The operational constraints of the energy storage system are shown in Equation (14):

$$\begin{array}{l}{s}_{\mathrm{ch},i}^t+s_{\mathrm{dis},i}^t\le 1\\ E_{\mathrm{ess},i}^{\min }\le E_{\mathrm{ess},i}^t\le E_{\mathrm{ess},i}^{\max }\\ E_{\mathrm{ess},i}^t=E_{\mathrm{ess},i}^{t-\Delta t}+{\eta }_{\mathrm{ch},i}{p}_{\mathrm{ch},i}^t-{\displaystyle \raisebox{1ex}{$1$}\!\left/ \!\raisebox{-1ex}{${\eta }_{\mathrm{dis},i}$}\right.}{p}_{\mathrm{dis},i}^t\\ E_{\mathrm{ess},i}^{\Delta t}=E_{\mathrm{ess},i}^0+{\eta }_{\mathrm{ch},i}{p}_{\mathrm{ch},i}^{\Delta t}-{\displaystyle \raisebox{1ex}{$1$}\!\left/ \!\raisebox{-1ex}{${\eta }_{\mathrm{dis},i}$}\right.}{p}_{\mathrm{dis},i}^{\Delta t}\\ 0\le {\eta }_{\mathrm{ch},i}{p}_{\mathrm{ch},i}^t\le s_{\mathrm{ch},i}^t{P}_{\mathrm{ess},i}^{\mathrm{norm}}\\ 0\le {\displaystyle \raisebox{1ex}{$p_{\mathrm{dis},i}^t$}\!\left/ \!\raisebox{-1ex}{${\eta }_{\mathrm{dis},i}$}\right.}\le s_{\mathrm{dis},i}^t{P}_{\mathrm{ess},i}^{\mathrm{norm}}\\ E_{\mathrm{ess},i}^0=E_{\mathrm{ess},i}^{T-\Delta t}+{\eta }_{\mathrm{ch},i}{p}_{\mathrm{ch},i}^T-{\displaystyle \raisebox{1ex}{$1$}\!\left/ \!\raisebox{-1ex}{${\eta }_{\mathrm{dis},i}$}\right.}{p}_{\mathrm{dis},i}^T\end{array}$$

(14)

where $s_{\mathrm{ch},i}^t$ and $s_{\mathrm{dis},i}^t$ are the charging and discharging states of energy storage system i during period t, respectively; $E_{\mathrm{ess},i}^{\min }$ and $E_{\mathrm{ess},i}^{\max }$ are the minimum and maximum safe capacity limits of the i-th energy storage system, respectively; η_ch,i and η_dis,i are the charging and discharging efficiency coefficients of energy storage system i, respectively; $p_{\mathrm{ch},i}^t$ and $p_{\mathrm{dis},i}^t$ are the charging/discharging power of energy storage system i during period t, respectively; $E_{\mathrm{ess},i}^t$ is the remaining capacity of energy storage system i at period t.
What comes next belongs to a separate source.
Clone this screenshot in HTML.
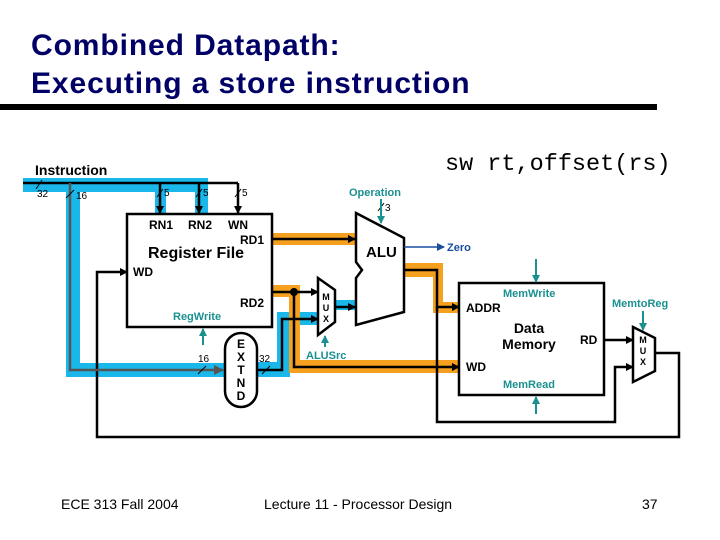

At time t, the power balance constraint during system operation is given by Equation (15):

$${\displaystyle \sum _{i\in G}{p}_{\mathrm{g},i}^t}+{\displaystyle \sum _{i\in E}(p_{\mathrm{dis},i}^t-p_{\mathrm{ch},i}^t)}+{\displaystyle \sum _{m\in S_{\mathrm{new}}}{p}_m^t}=p_{\mathrm{Load}}^t$$

(15)

where $p_{\mathrm{Load}}^t$ is the active power load of the system during time period t.
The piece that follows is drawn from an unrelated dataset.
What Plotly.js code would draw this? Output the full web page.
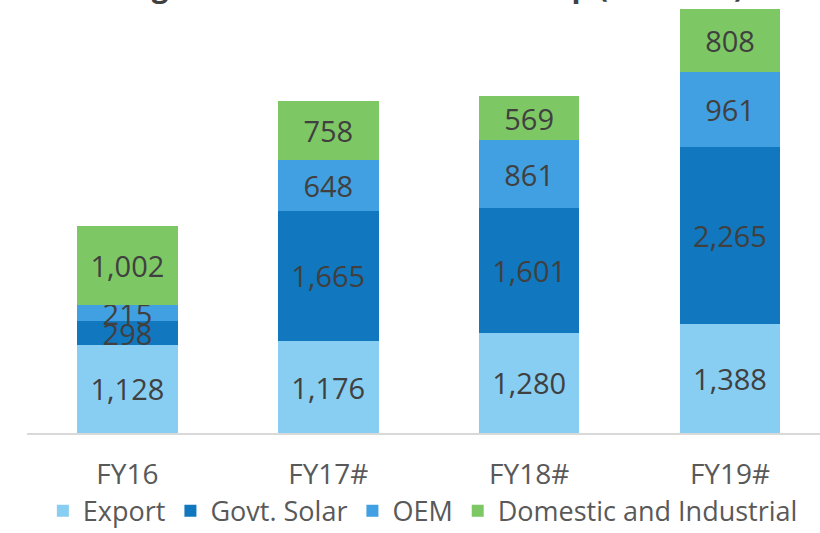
<!DOCTYPE html>
<html>
<head>
<meta charset="utf-8">
<script src="https://cdn.plot.ly/plotly-3.0.1.min.js"></script>
<style>html,body{margin:0;padding:0;background:#fff;}#chart{width:820px;height:533px;}</style>
</head>
<body>
<div id="chart"></div>
<script>
var categories = ["FY16", "FY17#", "FY18#", "FY19#"];
var exportVals = [1128, 1176, 1280, 1388];
var govtSolarVals = [298, 1665, 1601, 2265];
var oemVals = [215, 648, 861, 961];
var domesticVals = [1002, 758, 569, 808];
var seriesNames = ["Export", "Govt. Solar", "OEM", "Domestic and Industrial"];
var titleText = "Segment-wise Revenue Breakup (in Rs mn)";

var FONT = "'Open Sans', sans-serif";
var colors = ["#87CEF2", "#1177BE", "#41A0E1", "#7DC864"];
var allVals = [exportVals, govtSolarVals, oemVals, domesticVals];

function fmt(v) { return v.toLocaleString("en-US"); }

var traces = allVals.map(function (vals, i) {
  return {
    type: "bar",
    name: seriesNames[i],
    x: categories,
    y: vals,
    text: vals.map(fmt),
    textposition: "inside",
    insidetextanchor: "middle",
    constraintext: "none",
    textfont: { family: FONT, size: 29, color: "#404040" },
    marker: { color: colors[i], line: { width: 0 } },
    hoverinfo: "none"
  };
});

var layout = {
  width: 820,
  height: 533,
  barmode: "stack",
  bargap: 0.5,
  paper_bgcolor: "#ffffff",
  plot_bgcolor: "#ffffff",
  margin: { l: 27, r: 0, t: 5, b: 100, autoexpand: false },
  showlegend: true,
  legend: {
    orientation: "h",
    x: 0.02, xanchor: "left",
    y: -0.24, yanchor: "bottom",
    font: { family: FONT, size: 27, color: "#595959" },
    traceorder: "normal"
  },
  xaxis: {
    type: "category",
    range: [-0.5, 3.448],
    showline: true,
    linecolor: "#d9d9d9",
    linewidth: 1.5,
    ticks: "",
    showgrid: false,
    tickfont: { family: FONT, size: 28, color: "#595959" },
    ticklabelstandoff: 16
  },
  yaxis: {
    range: [0, 5473],
    visible: false,
    showgrid: false,
    zeroline: false
  },
  annotations: [{
    text: "<b>" + titleText + "</b>",
    xref: "paper", yref: "paper",
    x: 0.51, y: 0.992,
    xanchor: "center", yanchor: "bottom",
    showarrow: false,
    font: { family: FONT, size: 29.5, color: "#404040" }
  }]
};

Plotly.newPlot("chart", traces, layout, { staticPlot: true, displayModeBar: false });
</script>
</body>
</html>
To increase the utilization rate of wind–solar renewable energy generation along railway corridors, in addition to flexible dispatch based on their output, it is also necessary to ensure that the daily generation utilization rates of multiple renewable energy stations exceed a predefined threshold, as specified in Equation (16):

$${\displaystyle \sum _{t\in T}{p}_m^t\ge {\alpha }_m{\displaystyle \sum _{t\in T}{\tilde{p}}_m^t}},\hspace{1em}\hspace{1em}\forall m\in S_{\mathrm{new}}$$

(16)

where $p_m^t$ and ${\tilde{p}}_m^t$ are the dispatched power and actual generation power of the m-th renewable energy station during period t, respectively; α_m is the generation utilization threshold for the m-th renewable energy station.
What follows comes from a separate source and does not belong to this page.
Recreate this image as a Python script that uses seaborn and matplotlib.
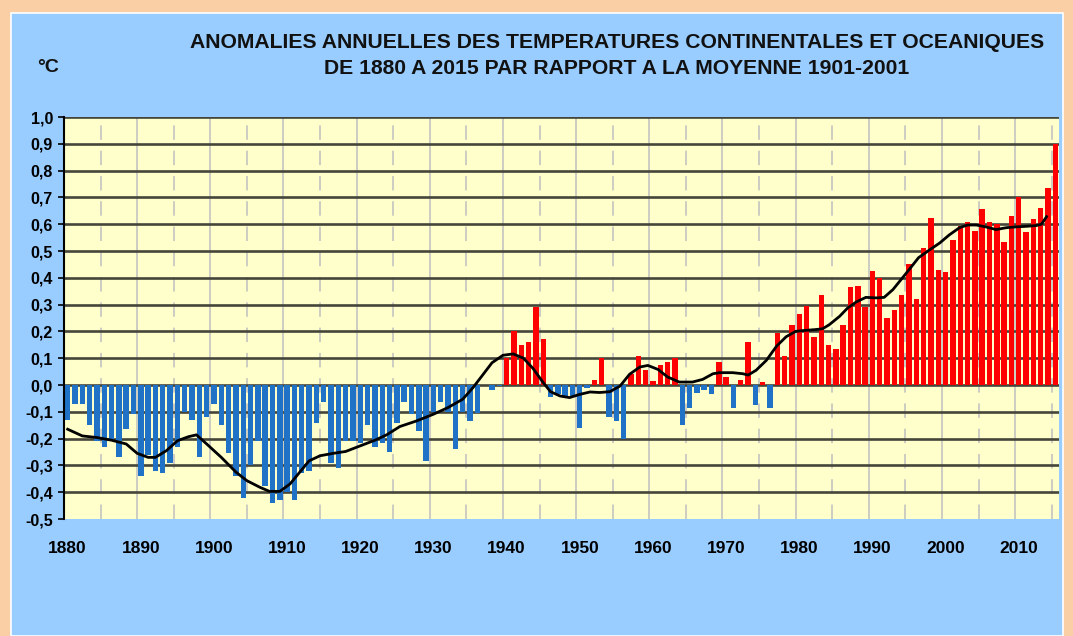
import matplotlib
matplotlib.use("Agg")
import matplotlib.pyplot as plt
import seaborn as sns
import pandas as pd
from matplotlib.patches import Rectangle

# ---------------- data ----------------
years = list(range(1880, 2016))
anomalies = [
    -0.13, -0.07, -0.07, -0.15, -0.21, -0.23, -0.21, -0.27, -0.165, -0.11,   # 1880s
    -0.34, -0.26, -0.32, -0.33, -0.29, -0.23, -0.10, -0.13, -0.27, -0.12,    # 1890s
    -0.07, -0.15, -0.255, -0.34, -0.42, -0.30, -0.21, -0.375, -0.44, -0.43,  # 1900s
    -0.40, -0.43, -0.33, -0.32, -0.14, -0.065, -0.29, -0.31, -0.21, -0.21,   # 1910s
    -0.215, -0.15, -0.23, -0.215, -0.25, -0.14, -0.065, -0.11, -0.17, -0.285,  # 1920s
    -0.10, -0.065, -0.10, -0.24, -0.10, -0.135, -0.105, 0.0, -0.02, -0.005,  # 1930s
    0.10, 0.20, 0.15, 0.16, 0.29, 0.17, -0.045, -0.035, -0.04, -0.04,        # 1940s
    -0.16, -0.01, 0.02, 0.10, -0.12, -0.135, -0.20, 0.04, 0.11, 0.055,       # 1950s
    0.015, 0.075, 0.085, 0.10, -0.15, -0.085, -0.03, -0.02, -0.035, 0.085,   # 1960s
    0.03, -0.085, 0.02, 0.16, -0.075, 0.01, -0.085, 0.195, 0.11, 0.225,      # 1970s
    0.265, 0.295, 0.18, 0.335, 0.15, 0.135, 0.225, 0.365, 0.37, 0.29,        # 1980s
    0.425, 0.40, 0.25, 0.28, 0.335, 0.45, 0.32, 0.51, 0.625, 0.43,           # 1990s
    0.42, 0.54, 0.595, 0.61, 0.575, 0.655, 0.61, 0.60, 0.535, 0.63,          # 2000s
    0.70, 0.57, 0.62, 0.66, 0.735, 0.90,                                     # 2010s
]

# smoothed curve (year, value)
curve_years = [1880, 1882, 1884, 1886, 1888, 1889.5, 1891, 1892, 1893.5, 1895,
               1896.5, 1897.6, 1899, 1901, 1903, 1904.5, 1906.3, 1907.6, 1909, 1910.4,
               1911.7, 1913, 1914.5, 1916.3, 1918, 1920, 1922, 1923.6, 1925.4, 1927.7,
               1930, 1932, 1934, 1935.4, 1936.8, 1938, 1939.5, 1940.9, 1942.3, 1943.6,
               1945, 1946, 1947.3, 1948.6, 1950, 1951.4, 1952.7, 1954.1, 1955.5, 1956.8,
               1958.2, 1959.3, 1960.7, 1962, 1963.6, 1965.4, 1966.8, 1968.2, 1969.1, 1970.9,
               1972.3, 1973, 1974.1, 1975.5, 1976.9, 1978.2, 1979.5, 1980.5, 1982.3, 1983.2,
               1984.1, 1985.5, 1986.6, 1987.8, 1989.1, 1990.5, 1991.6, 1992.8, 1993.9, 1995,
               1996.3, 1997.8, 1999.2, 2000.5, 2001.9, 2003, 2004.2, 2005.5, 2006.9, 2008.3,
               2009.6, 2011, 2012.4, 2013.1, 2013.8]
curve_values = [-0.165, -0.19, -0.196, -0.206, -0.22, -0.255, -0.27, -0.27, -0.245, -0.208,
                -0.193, -0.186, -0.22, -0.27, -0.325, -0.357, -0.382, -0.397, -0.397, -0.369,
                -0.326, -0.283, -0.264, -0.255, -0.248, -0.227, -0.206, -0.186, -0.155, -0.134,
                -0.109, -0.084, -0.053, -0.01, 0.04, 0.083, 0.111, 0.116, 0.10, 0.062,
                0.009, -0.025, -0.041, -0.047, -0.035, -0.026, -0.028, -0.025, -0.004, 0.04,
                0.067, 0.073, 0.058, 0.03, 0.011, 0.011, 0.021, 0.042, 0.046, 0.046,
                0.042, 0.037, 0.055, 0.092, 0.145, 0.18, 0.20, 0.203, 0.207, 0.21,
                0.225, 0.256, 0.287, 0.31, 0.327, 0.325, 0.327, 0.356, 0.393, 0.43,
                0.475, 0.504, 0.53, 0.56, 0.587, 0.597, 0.597, 0.59, 0.58, 0.587,
                0.59, 0.592, 0.595, 0.60, 0.628]

y_ticks = [-0.5, -0.4, -0.3, -0.2, -0.1, 0.0, 0.1, 0.2, 0.3, 0.4, 0.5, 0.6, 0.7, 0.8, 0.9, 1.0]
x_label_years = list(range(1880, 2011, 10))

title_line1 = "ANOMALIES ANNUELLES DES TEMPERATURES CONTINENTALES ET OCEANIQUES"
title_line2 = "DE 1880 A 2015 PAR RAPPORT A LA MOYENNE 1901-2001"
unit_label = "°C"

# ---------------- styling ----------------
FONT = ["Liberation Sans", "DejaVu Sans"]
ORANGE = "#FBCFA6"
PANEL = "#99CCFF"
PLOT_BG = "#FFFFCC"
BLUE = "#1F72C6"
RED = "#FF0000"

W, H = 1073, 636
fig = plt.figure(figsize=(W / 100, H / 100), dpi=100)
fig.patch.set_facecolor(ORANGE)
fig.patches.append(Rectangle((11 / W, 0), (1063 - 11) / W, (H - 13) / H,
                             transform=fig.transFigure, facecolor=PANEL,
                             edgecolor="white", linewidth=1.2, zorder=-5))

ax = fig.add_axes([64 / W, 1 - 519 / H, (1059 - 64) / W, (519 - 117) / H])
ax.set_zorder(2)
ax.set_facecolor(PLOT_BG)

df = pd.DataFrame({"year": years, "anomaly": anomalies})
df["sign"] = ["pos" if v > 0 else "neg" for v in df["anomaly"]]

# grid (behind bars)
for v in y_ticks:
    if v > -0.5:
        ax.axhline(v, color="#45453a", linewidth=1.9, zorder=0.5)
n = len(years)
for yr in range(1885, 2016, 5):
    pos = yr - years[0] - 0.5
    if (yr % 10) == 0:
        ax.axvline(pos, color="#c8c8c0", linewidth=1.3, zorder=0.4)
    else:
        ax.axvline(pos, color="#c8c8c0", linewidth=1.3, linestyle=(0, (8, 6)), zorder=0.4)

sns.barplot(data=df, x="year", y="anomaly", hue="sign",
            palette={"pos": RED, "neg": BLUE}, dodge=False, width=0.74,
            saturation=1, legend=False, ax=ax, zorder=2)

curve_pos = [y - years[0] for y in curve_years]
sns.lineplot(x=curve_pos, y=curve_values, color="black", linewidth=2.0, ax=ax,
             zorder=3, sort=False)

ax.set_xlim(-0.5, n - 0.5)
ax.set_ylim(-0.5, 1.0)
ax.set_yticks(y_ticks)
ax.set_yticklabels([f"{v:.1f}".replace(".", ",") for v in y_ticks],
                   fontfamily=FONT, fontweight="bold", fontsize=11.5)
ax.set_xticks([y - years[0] for y in x_label_years])
ax.set_xticklabels([str(y) for y in x_label_years], fontfamily=FONT,
                   fontweight="bold", fontsize=12.5)
ax.tick_params(axis="x", length=0, pad=16)
ax.tick_params(axis="y", length=4, width=1.2, color="black", pad=4, direction="out")
ax.set_xlabel("")
ax.set_ylabel("")
for s in ["top", "right", "bottom"]:
    ax.spines[s].set_visible(False)
ax.spines["left"].set_color("black")
ax.spines["left"].set_linewidth(1.5)

fig.text(617 / W, 1 - 42 / H, title_line1, ha="center", va="center",
         fontfamily=FONT, fontweight="bold", fontsize=15.2, color="#111111")
fig.text(617 / W, 1 - 68 / H, title_line2, ha="center", va="center",
         fontfamily=FONT, fontweight="bold", fontsize=15.2, color="#111111")
fig.text(48 / W, 1 - 68 / H, unit_label, ha="center", va="center",
         fontfamily=FONT, fontweight="bold", fontsize=14, color="#111111")

fig.savefig("out.png", dpi=100, facecolor=fig.get_facecolor())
Furthermore, the dispatched output of renewable energy must not exceed its actual generation output at any time period, as constrained by Equation (17):

$$p_m^t\le {\tilde{p}}_m^t,\hspace{1em}\hspace{1em}\forall m\in S_{\mathrm{new}}$$

(17)

3. DRCC-Based Energy Storage System Configuration Model Transformation

In the previously described deterministic optimization model, the renewable energy output constraints (as shown in Equations (16) and (17)) treat predicted renewable generation as precise values while ignoring their inherent uncertainty. In reality, renewable power stations along mountainous railway lines exhibit significant output uncertainty. Employing deterministic methods to solve renewable-integrated configuration models would lead to deviations between configuration/operation results and actual conditions. For optimization models incorporating uncertainty, robust optimization and stochastic optimization are commonly used solution approaches. Stochastic optimization requires probability distributions of random variables, which are often difficult to obtain accurately in practice [30]. Robust optimization transforms the model into a solvable form by constructing fluctuation intervals for random variables, but tends to yield overly conservative results. To address these limitations, this paper develops a data-driven distributionally robust chance-constrained (DRCC) model for energy storage configuration in mountainous railway power grids. The proposed method has the following features:

• Leverages historical renewable generation data without requiring exact probability distributions or fluctuation ranges;
• Incorporates adjustable confidence parameters to control solution conservativeness;
• Enhances configuration/operation flexibility through data-driven uncertainty characterization

3.1. Chance-Constrained Modeling for Uncertain Renewable Energy

The renewable energy utilization rate is defined as the ratio of consumed renewable generation to available generation capacity. For computational convenience, it is formulated in discrete form as shown in Equation (18):

$${\alpha }_m={\displaystyle \frac{{\displaystyle \sum _{t\in T}{p}_m^t}}{{\displaystyle \sum _{t\in T}{\tilde{p}}_m^t}}},\forall m\in S_{\mathrm{new}}$$

(18)

To enhance renewable energy utilization efficiency, the conventional approach involves setting a lower-bound threshold for the renewable energy utilization rate in the model. However, this threshold is often difficult to determine reasonably, and under renewable generation uncertainty, a fixed threshold may render the model infeasible in certain scenarios. To address this, this paper incorporates the renewable energy utilization rate into the objective function for optimization, while formulating the chance constraint shown in Equation (19). This ensures that, under uncertain conditions, the renewable energy utilization rate achieves the desired level with a confidence probability of at least 1 − ε.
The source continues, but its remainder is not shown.